Para o economista Maurício Munene, “é realmente dicotómico”. “Se, por um lado, se quer reduzir importações como consta de programas de Governo fundamentalmente do Prodesi, por outro, é o mesmo Governo que importa o milho, produto de maior e forte produção nacional, mas, ainda assim, tem coragem de relativizar a fome. Enfim, está difícil compreender essa situação”. Por isso, o economista acha que adquirir no mercado nacional traria múltiplas vantagens, incluindo a melhor via de potenciar e fomentar a agricultura, o agricultor e as famílias.
“É a melhor forma de substituição da importação. E a única forma de acabar com a fome e a miséria, ao passo que à administração local caberia a tarefa de reparar e recuperar as vias de acesso ao campo”, defendeu.
DADOS DA AGRICULTURA DUVIDOSOS
Os dados divulgados sobre a produção agrícola são, muitas vezes, questionados. José Katiavala diz que Angola precisa de saber a sua produção e reforça que as estatísticas que têm sido feitas são, amiúde, questionadas. O responsável nota que foi lançado o centro agro-pecuário que se espera que possa dar resposta a estas situações. “O Ministério da Agricultura tem uma palavra a dizer nisso tudo”, finaliza.
ACÇÃO DA REA
A REA foi lançada com objectivo de regular o mercado e influenciar a baixa de preços de produtos alimentares essenciais que integram a cesta básica.

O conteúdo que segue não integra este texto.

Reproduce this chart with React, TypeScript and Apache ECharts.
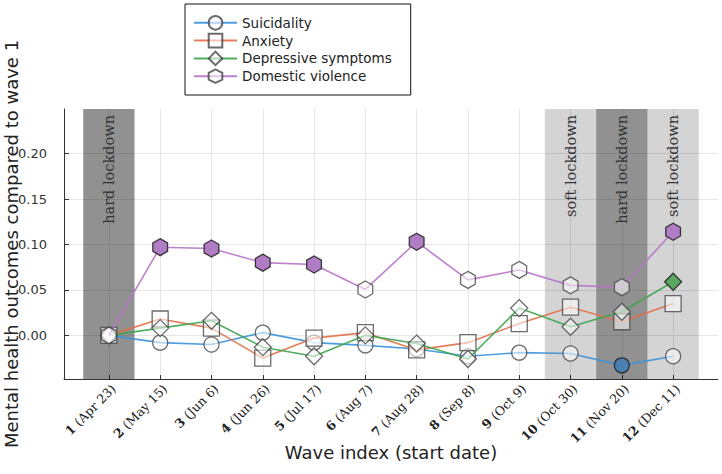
import React, { useEffect, useRef } from 'react';
import * as echarts from 'echarts';

const waves = [1, 2, 3, 4, 5, 6, 7, 8, 9, 10, 11, 12];
const waveDates = ['Apr 23', 'May 15', 'Jun 6', 'Jun 26', 'Jul 17', 'Aug 7', 'Aug 28', 'Sep 8', 'Oct 9', 'Oct 30', 'Nov 20', 'Dec 11'];
const yTicks = [0, 0.05, 0.1, 0.15, 0.2];

const suicidality = [0, -0.008, -0.010, 0.003, -0.008, -0.011, -0.015, -0.023, -0.019, -0.020, -0.033, -0.023];
const anxiety = [0, 0.018, 0.008, -0.025, -0.003, 0.003, -0.016, -0.008, 0.013, 0.031, 0.015, 0.035];
const depressive = [0, 0.008, 0.016, -0.013, -0.023, 0.0, -0.009, -0.026, 0.030, 0.0095, 0.026, 0.059];
const domestic = [0, 0.097, 0.0955, 0.080, 0.078, 0.0505, 0.103, 0.061, 0.072, 0.055, 0.053, 0.114];

const suicidalitySig = [11];
const anxietySig: number[] = [];
const depressiveSig = [12];
const domesticSig = [2, 3, 4, 5, 7, 12];

const lockdownFrom = [0.5, 9.5, 10.5, 11.5];
const lockdownTo = [1.5, 10.5, 11.5, 12.5];
const lockdownKind = ['hard', 'soft', 'hard', 'soft'];

const HEX = 'path://M0,-1 L0.866,-0.5 L0.866,0.5 L0,1 L-0.866,0.5 L-0.866,-0.5 Z';

const seriesDefs = [
  { name: 'Suicidality', values: suicidality, sig: suicidalitySig, color: '#3b93da', fill: '#4a7fb2', symbol: 'circle', size: 15 },
  { name: 'Anxiety', values: anxiety, sig: anxietySig, color: '#e36f47', fill: '#e07a55', symbol: 'rect', size: 16 },
  { name: 'Depressive symptoms', values: depressive, sig: depressiveSig, color: '#3ea44e', fill: '#5aa862', symbol: 'diamond', size: 17 },
  { name: 'Domestic violence', values: domestic, sig: domesticSig, color: '#b873c8', fill: '#b07cc4', symbol: HEX, size: 17 },
];

export default function App() {
  const ref = useRef<HTMLDivElement>(null);
  useEffect(() => {
    if (!ref.current) return;
    const chart = echarts.init(ref.current, undefined, { renderer: 'svg' });
    const series: any[] = seriesDefs.map((s, idx) => ({
      type: 'line',
      name: s.name,
      symbol: s.symbol,
      symbolSize: s.size,
      symbolKeepAspect: true,
      showAllSymbol: true,
      z: 3 + idx,
      lineStyle: { color: s.color, width: 1.6, opacity: 0.9 },
      itemStyle: { color: 'rgba(255,255,255,0.55)', borderColor: 'rgba(70,70,70,0.8)', borderWidth: 1.3 },
      emphasis: { disabled: true },
      data: waves.map((w, i) => ({
        value: [w, s.values[i]],
        itemStyle: s.sig.includes(w)
          ? { color: s.fill, opacity: 1, borderColor: 'rgba(30,30,30,0.85)', borderWidth: 1.3 }
          : undefined,
      })),
    }));
    series.push({
      type: 'line',
      name: 'lockdowns',
      data: [],
      silent: true,
      z: 1,
      markArea: {
        silent: true,
        data: lockdownFrom.map((f, i) => [
          {
            xAxis: f,
            itemStyle: { color: lockdownKind[i] === 'hard' ? 'rgba(0,0,0,0.43)' : 'rgba(0,0,0,0.17)' },
            label: {
              show: true,
              formatter: lockdownKind[i] + ' lockdown',
              position: 'insideTop',
              rotate: 90,
              align: 'right',
              verticalAlign: 'middle',
              distance: 6,
              fontFamily: 'DejaVu Serif',
              fontSize: 14.5,
              color: '#333',
            },
          },
          { xAxis: lockdownTo[i] },
        ]),
      },
    });
    chart.setOption({
      animation: false,
      backgroundColor: '#fff',
      grid: { left: 64, right: 4, top: 109, bottom: 95, containLabel: false, outerBoundsMode: 'none' },
      legend: {
        data: seriesDefs.map((s) => s.name),
        orient: 'vertical',
        left: 185,
        top: 4,
        itemWidth: 43,
        itemHeight: 17,
        itemGap: 2.2,
        padding: [11, 19, 11, 8],
        borderColor: '#111',
        borderWidth: 1,
        backgroundColor: '#fff',
        textStyle: { fontFamily: 'DejaVu Sans', fontSize: 13.5, color: '#222' },
      },
      xAxis: {
        type: 'value',
        min: 0.125,
        max: 12.875,
        name: 'Wave index (start date)',
        nameLocation: 'middle',
        nameGap: 64,
        nameMoveOverlap: false,
        nameTextStyle: { fontFamily: 'DejaVu Sans', fontSize: 18, color: '#222' },
        axisLine: { onZero: false, lineStyle: { color: '#333', width: 1 } },
        axisTick: { show: true, inside: true, length: 4, customValues: waves, lineStyle: { color: '#333' } },
        splitLine: { show: true, lineStyle: { color: '#e6e6e6', width: 1 } },
        axisLabel: {
          customValues: waves,
          rotate: 45,
          margin: 3,
          align: 'right',
          verticalAlign: 'top',
          fontFamily: 'DejaVu Serif',
          fontSize: 12.5,
          color: '#222',
          formatter: (v: number) => {
            const i = Math.round(v) - 1;
            return `{b|${waves[i]}} (${waveDates[i]})`;
          },
          rich: { b: { fontFamily: 'DejaVu Serif', fontSize: 12.5, fontWeight: 'bold', color: '#222' } },
        },
      },
      yAxis: {
        type: 'value',
        min: -0.048,
        max: 0.249,
        name: 'Mental health outcomes compared to wave 1',
        nameLocation: 'middle',
        nameGap: 44,
        nameMoveOverlap: false,
        nameTextStyle: { fontFamily: 'DejaVu Sans', fontSize: 18, color: '#222' },
        axisLine: { show: true, onZero: false, lineStyle: { color: '#333', width: 1 } },
        axisTick: { show: true, inside: true, length: 5, customValues: yTicks, lineStyle: { color: '#333' } },
        splitLine: { show: true, lineStyle: { color: '#e6e6e6', width: 1 } },
        axisLabel: {
          customValues: yTicks,
          margin: 17,
          fontFamily: 'DejaVu Sans',
          fontSize: 13,
          color: '#333',
          formatter: (v: number) => v.toFixed(2),
        },
      },
      series,
    });
    return () => chart.dispose();
  }, []);
  return <div ref={ref} style={{ width: 722, height: 474, position: 'absolute', left: 0, top: 0 }} />;
}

Com o início da operacionalização, serão colocados, de imediato, no mercado até 354 mil toneladas de alimentos, aumentando progressivamente até chegar às 520 mil toneladas de produtos.
Farinha de milho, de trigo e de mandioca, massango, açúcar, óleo alimentar, feijão, arroz, sal iodizado, peixe seco e frango constituem os alimentos seleccionados para assegurar a Reserva Estratégica Alimentar na primeira fase. O ‘stock’ inicial da REA está avaliado em 200 milhões de dólares.
A Gescesta foi a empresa escolhida pelo Ministério do Comércio para gerir o processo. A empresa pertence aos grupos Carrinho e Gemcorp. Dois dos grupos citados muitas vezes como sendo os privilegiados do Governo de João Lourenço. A Gescesta foi criada em Maio deste ano, segundo o Novo Jornal, com 100 mil kwanzas. Em Dezembro, a empresa foi dada como vencedora do concurso para gerir a REA.